A premiação dada pelo júri presidido por Steven Spielberg aos melhores do 66.º Festival de Cannes, encerrado domingo, dá bem a medida do que foi a mostra francesa. Em ano de vacas relativamente magras, os jurados não cometeram nenhum disparate e nem se mostraram excêntricos. O que havia mesmo de melhor na seleção foi afinal reconhecido oficialmente. Daí o natural carinho e entusiasmo para com A Vida de Adele Capítulos 1 e 2", do franco-tunisino Abdellatif Kechiche. O filme obteve o raro consenso de haver seduzido a crítica internacional e o júri.
Na coletiva logo em seguida ao resultado, o diretor de Lincoln deixou claro que, muito além de ser a história de sexualidade franca e explícita entre duas mulheres, A Vida de Adele foi avaliado pelo júri como uma peça integral de cinema, e assim ela se mostrou excepcional.
O filme, já comprado para o Brasil pela distribuidora Imovision, é um prodígio intimista que Kechiche, ao receber a Palma de Ouro no palco do Grand Théatre Lumière, dedicou à "bela juventude francesa que me ensinou seu espírito de liberdade, e à outra juventude, argelina, que também anseia viver e amar livremente". Dedicatória duplamente politizada, já que a questão do casamento gay na França ainda gera graves conflitos, e a cicatriz da guerra argelina contra o colonialismo francês sangra ainda hoje.
Um épico a portas fechadas, profundamente íntimo em seus 180 minutos, A Vida de Adele narra o amor e o desamor entre duas jovens mulheres no decorrer do espaço de tempo existencial mais turbulento e transformador de suas vidas, quando devem tomar suas próprias decisões apesar do desconcerto e da insegurança.
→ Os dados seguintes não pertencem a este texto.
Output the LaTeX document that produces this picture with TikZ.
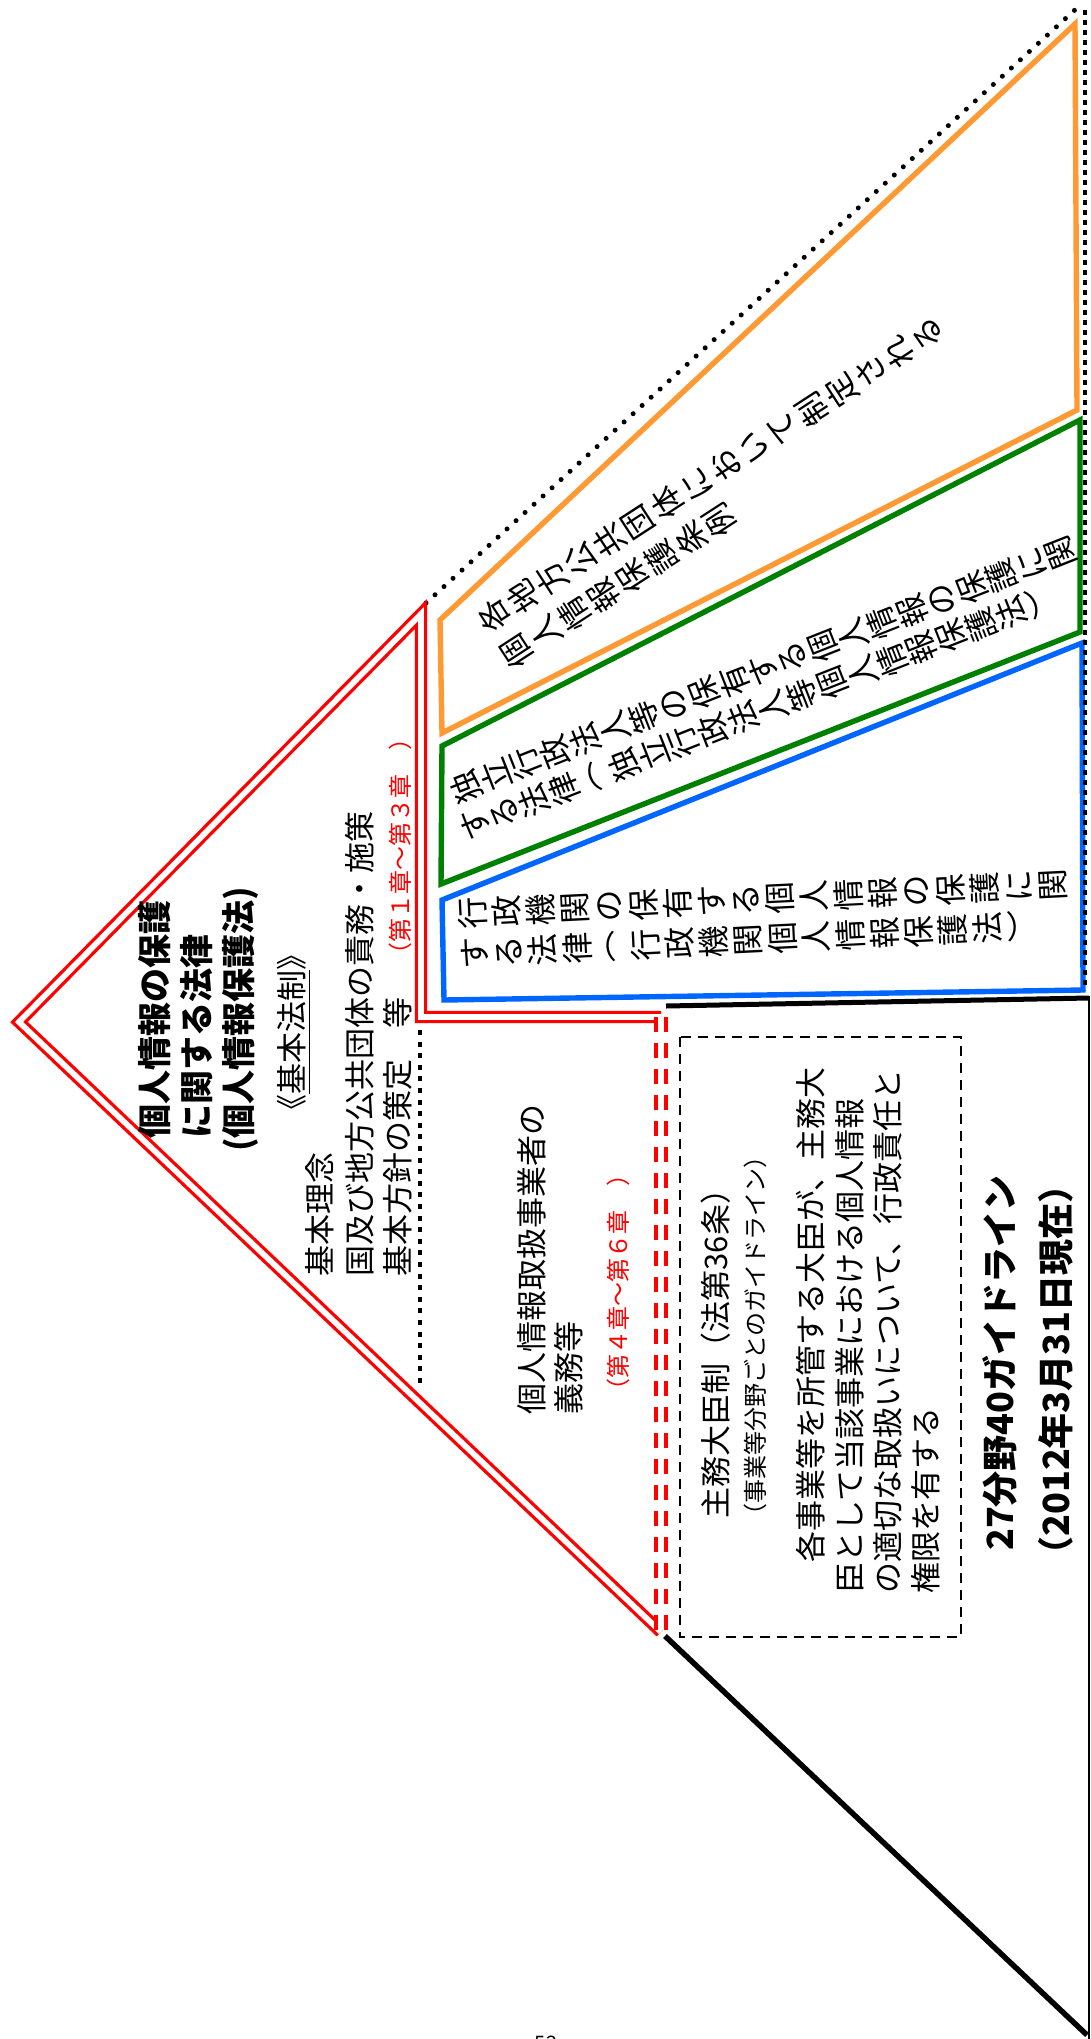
\documentclass[tikz,border=0pt]{standalone}
\usepackage{fontspec}
\setmainfont{Noto Sans CJK JP}
\definecolor{myorange}{RGB}{255,153,51}
\definecolor{mygreen}{RGB}{0,128,0}
\definecolor{myblue}{RGB}{0,102,255}
\ExplSyntaxOn
\NewDocumentCommand\tate{mm}{\vbox{\offinterlineskip\tl_map_inline:nn{#2}{\vbox_to_ht:nn{#1}{\vss\hbox_to_wd:nn{1em}{\hss##1\hss}\vss}}}}
\ExplSyntaxOff
\tikzset{
  redline/.style={draw=red, line width=1.65pt, double=white, double distance=2.85pt, line join=miter},
  reddash/.style={draw=red, line width=2pt, double=white, double distance=3pt, dash pattern=on 7.5pt off 5.5pt},
  rounddots/.style={line width=2.5pt, line cap=round, dash pattern=on 0pt off 6.1pt},
  sqdots/.style={line width=2.4pt, dash pattern=on 2.5pt off 2.5pt},
  vdots/.style={line width=2.4pt, dash pattern=on 2.5pt off 3.3pt},
  boxline/.style={line width=2.7pt, line join=miter},
  jt/.style={rotate=90, inner sep=0pt, font=\fontsize{15.5}{18}\selectfont},
  jtitle/.style={rotate=90, inner sep=0pt, font=\fontsize{17}{20}\selectfont\bfseries},
  tt/.style={inner sep=0pt, font=\fontsize{16}{16}\selectfont}
}
\begin{document}
\begin{tikzpicture}[x=0.5pt,y=-0.5pt]
\useasboundingbox (0,0) rectangle (1091,2039);
% key points
\coordinate (apex) at (19,1022);
\coordinate (rtop) at (421,614);
\coordinate (rcorner) at (421,1017);
\coordinate (rend) at (661,1017);
\coordinate (rlow) at (661,1632);
\coordinate (bstart) at (665,1636);
\coordinate (br) at (1087,2035);
\coordinate (dtop) at (426,603);
\coordinate (dtr) at (1077,8);
% coloured boxes
\draw[boxline, draw=myorange] (440,620) -- (1075,24) -- (1077,410) -- (442,733) -- cycle;
\draw[boxline, draw=mygreen] (442,746) -- (1080,420) -- (1080,632) -- (441,884) -- cycle;
\draw[boxline, draw=myblue] (442,900) -- (1082,643) -- (1083,990) -- (444,1000) -- cycle;
% black lines
\draw[rounddots] (dtop) -- (dtr);
\draw[sqdots] (1085,10) -- (1085,990);
\draw[line width=2.5pt] (666,1006) -- (1089,998);
\draw[line width=1pt] (1089,996) -- (1089,2039);
\draw[line width=2.75pt] (bstart) -- (br);
\draw[vdots] (420,1030) -- (420,1386);
\draw[line width=1pt, dash pattern=on 5pt off 3.5pt] (680,1037) rectangle (961,1637);
% red double line
\draw[redline] (rlow) -- (apex) -- (rtop) -- (rcorner) -- (rend);
\draw[reddash] (rend) -- (rlow);
% left texts
\node[jtitle, anchor=west] (t1) at (155,1139) {個人情報の保護};
\node[jtitle, anchor=west] (t2) at (197,1139) {に関する法律};
\node[jtitle] (t3) at (240,1019) {(個人情報保護法)};
\node[jt] (kihon) at (294,1032) {《\underline{基本法制}》};
\node[jt, anchor=west] (b1) at (320,1277) {基本理念};
\node[jt, anchor=west] (b2) at (360,1277) {国及び地方公共団体の責務・施策};
\node[jt, anchor=west] (b3) at (398,1277) {基本方針の策定　等　{\color{red}\fontsize{12}{14}\selectfont （第１章～第３章　）}};
\node[jt, anchor=west] (p1) at (532,1415) {個人情報取扱事業者の};
\node[jt, anchor=west] (p2) at (569,1415) {義務等};
\node[jt, text=red, font=\fontsize{12}{14}\selectfont] (p3) at (618,1282) {（第４章～第６章　）};
% dashed box texts
\node[jt] (m1) at (716,1346) {主務大臣制（法第36条）};
\node[jt, font=\fontsize{12}{14}\selectfont] (m2) at (755,1336) {（事業等分野ごとのガイドライン）};
\node[jt, anchor=west] (m3) at (811,1594) {　各事業等を所管する大臣が、主務大};
\node[jt, anchor=west] (m4) at (850,1594) {臣として当該事業における個人情報};
\node[jt, anchor=west] (m5) at (888,1594) {の適切な取扱いについて、行政責任と};
\node[jt, anchor=west] (m6) at (926,1594) {権限を有する};
\node[jtitle, font=\fontsize{18}{20}\selectfont\bfseries] (g1) at (1000,1363) {27分野40ガイドライン};
\node[jtitle, font=\fontsize{18}{20}\selectfont\bfseries] (g2) at (1056,1370) {（2012年3月31日現在）};
% slanted vertical texts
\node[tt, rotate=123] (o1) at (711,475) {\tate{17.25pt}{各地方公共団体において制定される}};
\node[tt, rotate=123] (o2) at (618,586) {\tate{17.25pt}{個人情報保護条例}};
\node[tt, rotate=111.5] (gr1) at (763.6,669.7) {\tate{16pt}{独立行政法人等の保有する個人情報の保護に関}};
\node[tt, rotate=111.5] (gr2) at (758,712.6) {\tate{16pt}{する法律︵独立行政法人等個人情報保護法︶}};
\node[tt, rotate=92.8] (bl1) at (763,899) {\tate{17.1pt}{行政機関の保有する個人情報の保護に関}};
\node[tt, rotate=92.8] (bl2) at (748,940) {\tate{17.1pt}{する法律︵行政機関個人情報保護法︶}};
% page number (cut off)
\node[inner sep=0pt, anchor=north, font=\fontsize{10}{12}\selectfont] (pg) at (546,2036) {52};
\end{tikzpicture}
\end{document}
A homossexualidade, em que pese a paixão avassaladora que a adolescente Adele (Adèle Exarchopoulos) sente por Emma (Léa Seydoux) à primeira vista, não é em absoluto o tema do filme, apesar das cenas de sexo mais francas e sem artifícios que duas atrizes já protagonizaram em qualquer filme não condicionado ao gênero pornográfico. Longe de ser motivo de exploração, de qualquer maneira elas não são nunca menos que imprescindíveis para a compreensão do atormentado amor passional entre as duas personagens. Com naturalismo a toda prova, Kechiche consegue uma proximidade física e emocional com suas belas mulheres que se pode dizer inédita no cinema contemporâneo.
Irmãos Coen
O júri atribuiu o Grand Prix a Inside Llewyn Davis, um filme no qual os irmãos Joen e Ethan Coen lançam seu humor ao universo da folk music no Greenwich Village dos anos 1960, sintetizado num personagem perdedor que nunca será um Bob Dylan. O japonês Tal Pai, Tal Filho, de Hirokazu Kore-eda, ficou com o Prêmio do Júri. O filme é um comovente retrato de dois casais de classes sociais diferentes que devem enfrentar o fato de seus filhos terem sido trocados na maternidade.